Ward was the hero of the Bruins series in the first round last season, following a rebound off a rush by the now-departed Mike Knuble and beating Tim Thomas to end Game 7 of that series in overtime, allowing the Caps to escape a tightly-contested series and advance to the second round, where they met ultimately met their demise against the New York Rangers. He joined his then-coach, Dale Hunter, and Sergei Fedorov as the only players to score a Game Seven game-winning goal in Washington Capitals history.
Go ahead. Click the link. I’ll wait.
Ward, 32, won’t be asked to contribute offensive fireworks like that on a regular basis this season. He only had 18 points last season (6 g, 12 a). His role is that of the shut-down checker and penalty killer. But it sure was fun that night in Boston, eh?
Wolski was brought in by McPhee as a bargain basement free agent and will get the first opportunity to fill Alexander Semin’s considerable shoes on the Caps second line. Like Semin, Wolski is a bit of an enigma, often described as a gifted offensive player that isn’t willing to put in the work or effort to truly succeed in the league. Wolski even acknowledged as much in his initial interview with D.C. media, describing his career to be “at a crossroads“. The Caps become his sixth franchise in seven NHL seasons and he’s been traded during the season each of the last three seasons.

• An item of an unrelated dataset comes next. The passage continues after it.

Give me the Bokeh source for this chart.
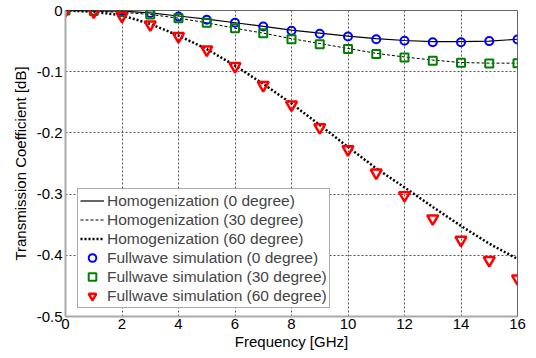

Wolski was a very highly rated prospect and was a first round draft pick of the Colorado Avalanche in 2004. His best season was ’09-’10, when the Poland-born, Toronto-bred winger recorded 23 goals and 65 points in 80 games with Colorado and Phoenix, but he’s never really had things completely “click” for him and he’s never approached those types of numbers since. He played just nine NHL games in ’11-’12 for the Rangers. If Wolski can provide some scoring relief, McPhee will look like some sort of guru. If not, the GM will be looking for help up front at the trade deadline.